This issue began at around midnight UTC on the 17th March, and was resolved at approximately 4am UTC, with full service restored by 4.45am.
This was an uncharacteristic outage, triggered by a spike in requests occurring shortly after midnight UTC, combined with an unforeseen issue with AWS ElastiCache, which led to critically high database connections and CPU utilisation. At this point, clients began receiving timeouts, and began retrying their requests at a high frequency, which further multiplied the issue [1].
By this stage, our auto-scaling infrastructure was not able to mitigate the issue and manual intervention was required. After investigating to ascertain the root causes, we rolled out a temporary solution which resolved the immediate bottlenecks. This included temporarily switching off API usage logging, and doubling our overall database capacity (logging has since been restored and clients' usage statistics are fully up-to-date).

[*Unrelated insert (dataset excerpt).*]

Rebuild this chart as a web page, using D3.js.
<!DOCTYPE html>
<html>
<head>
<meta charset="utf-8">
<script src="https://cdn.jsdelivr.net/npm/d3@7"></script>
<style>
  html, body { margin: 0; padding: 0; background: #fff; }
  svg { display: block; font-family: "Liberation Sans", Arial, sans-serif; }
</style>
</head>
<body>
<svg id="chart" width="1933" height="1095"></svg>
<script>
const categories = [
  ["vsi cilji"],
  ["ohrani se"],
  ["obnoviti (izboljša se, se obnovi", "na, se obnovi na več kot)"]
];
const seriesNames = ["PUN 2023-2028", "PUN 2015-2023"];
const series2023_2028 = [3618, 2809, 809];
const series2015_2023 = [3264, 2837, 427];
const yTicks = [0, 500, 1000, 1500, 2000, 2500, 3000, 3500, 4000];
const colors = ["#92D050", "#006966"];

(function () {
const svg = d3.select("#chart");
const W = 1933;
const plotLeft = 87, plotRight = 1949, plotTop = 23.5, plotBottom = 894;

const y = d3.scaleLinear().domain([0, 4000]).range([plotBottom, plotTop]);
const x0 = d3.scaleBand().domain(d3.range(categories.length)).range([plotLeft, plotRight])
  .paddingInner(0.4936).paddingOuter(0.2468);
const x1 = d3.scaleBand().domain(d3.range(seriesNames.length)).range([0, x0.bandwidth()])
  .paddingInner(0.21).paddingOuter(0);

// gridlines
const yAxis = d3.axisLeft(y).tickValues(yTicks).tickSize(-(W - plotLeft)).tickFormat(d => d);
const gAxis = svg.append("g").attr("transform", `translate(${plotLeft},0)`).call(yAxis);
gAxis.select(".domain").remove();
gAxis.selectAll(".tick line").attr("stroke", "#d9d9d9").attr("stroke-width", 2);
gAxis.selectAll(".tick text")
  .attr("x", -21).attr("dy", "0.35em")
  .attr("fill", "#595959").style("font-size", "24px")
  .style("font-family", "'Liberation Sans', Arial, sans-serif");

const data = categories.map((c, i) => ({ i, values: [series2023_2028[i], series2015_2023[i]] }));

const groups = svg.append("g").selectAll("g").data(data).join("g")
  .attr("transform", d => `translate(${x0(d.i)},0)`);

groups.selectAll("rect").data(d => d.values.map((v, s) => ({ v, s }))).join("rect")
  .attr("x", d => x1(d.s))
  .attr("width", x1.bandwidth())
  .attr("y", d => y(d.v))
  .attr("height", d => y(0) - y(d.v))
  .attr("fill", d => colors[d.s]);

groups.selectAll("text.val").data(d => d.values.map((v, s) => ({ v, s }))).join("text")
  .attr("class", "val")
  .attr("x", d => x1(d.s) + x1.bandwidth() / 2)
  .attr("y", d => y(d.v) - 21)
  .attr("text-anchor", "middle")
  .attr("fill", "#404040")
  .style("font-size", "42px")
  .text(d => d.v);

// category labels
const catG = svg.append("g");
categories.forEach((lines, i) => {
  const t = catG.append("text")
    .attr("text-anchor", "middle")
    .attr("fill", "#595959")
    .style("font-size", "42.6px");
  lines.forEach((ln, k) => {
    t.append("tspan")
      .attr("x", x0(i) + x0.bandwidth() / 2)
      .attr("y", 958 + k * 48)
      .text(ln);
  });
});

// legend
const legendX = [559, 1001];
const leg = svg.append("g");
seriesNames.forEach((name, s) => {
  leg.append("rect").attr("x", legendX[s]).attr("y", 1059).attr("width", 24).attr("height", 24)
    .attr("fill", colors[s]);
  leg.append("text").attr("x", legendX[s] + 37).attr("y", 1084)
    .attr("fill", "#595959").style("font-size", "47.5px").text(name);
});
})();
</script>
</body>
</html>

We then worked to identify, implement and deploy a number of long-term solutions and caching improvements in response to the events that directly preceded this outage and the specific failures that they triggered, and we continued to monitor throughout the day. We are confident that the improvements we have made today will prevent this issue from happening again.
We sincerely apologise for any inconvenience this outage may have caused you.
Please don't hesitate to contact us at
support@openexchangerates.org with any questions, comments or concerns about this incident.
Kind regards,
– Open Exchange Rates Team
[1] Retrying failed requests is a common integration practice, although we strongly recommend waiting at least 1 second in between retries to maximise the chance of a successful response.